# DRI EMBARC



## Tradetimes (Jan 6, 2021)

Phd research on DRI ! 



			https://gwynethedwards.files.wordpress.com/2020/10/research-analysis-on-the-case-of-embarc-dri-formally-club-intrawest-intrawest-gwyneth-edwards-24oct2020.pdf
		



Envoyé de mon iPhone en utilisant Tapatalk


----------



## Bill4728 (Jan 15, 2021)

This appears to be a large research paper about how DRI controls the Embarc HOA 


> this current work demonstrates how a for-profit public firm controls a nonprofit organization, through the
> case of Diamond Resorts and its timeshare program, Embarc. The research
> demonstrates how the governance structure allows the for-profit firm to
> control the assets and revenue streams of the nonprofit organization, while
> passing on the costs and risk to the timeshare consumers.

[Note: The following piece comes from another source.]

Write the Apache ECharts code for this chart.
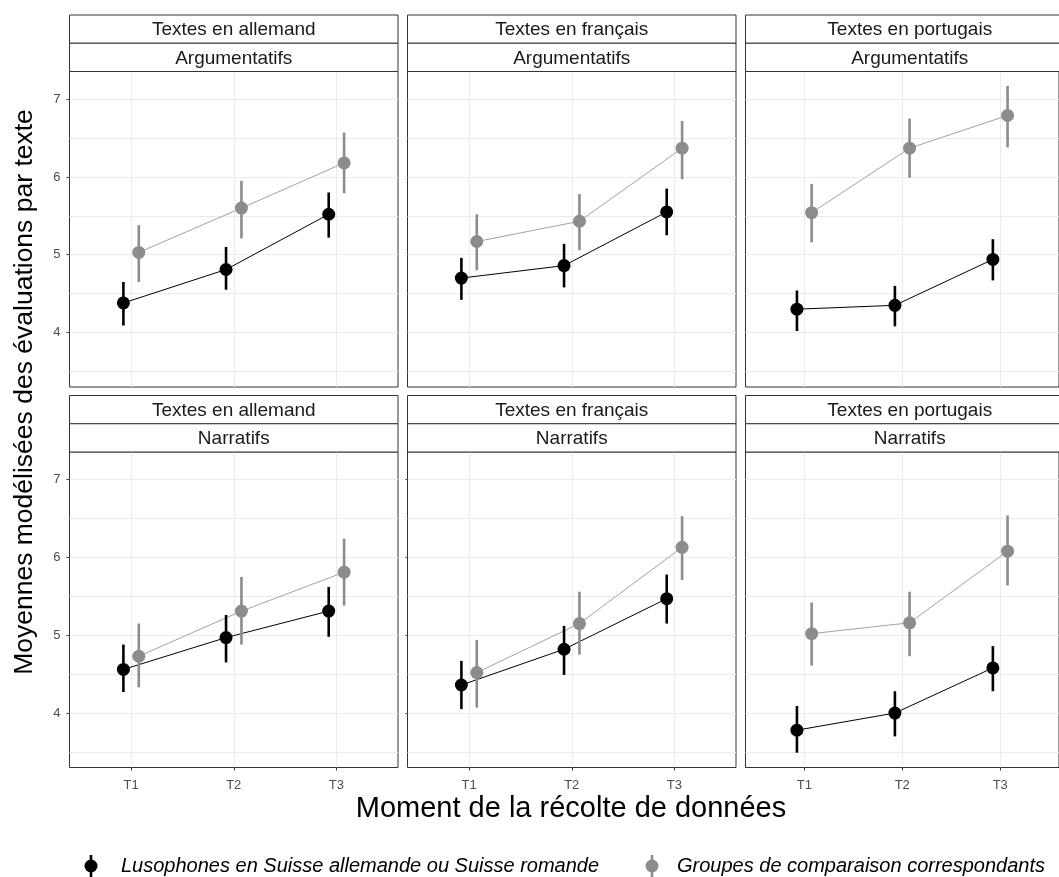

Just remember that when Club Intrawest (CI) sold out to DRI  They didn't have enough "owner points" ( unsold points held by the developer which have 10 times the voting power of regular member points)  to control the required HOA vote of the sale, SO CI suddenly "developed" a new property on Vancouver island which generate more owner points and then allowed them to completely control the vote  over the CI members.


----------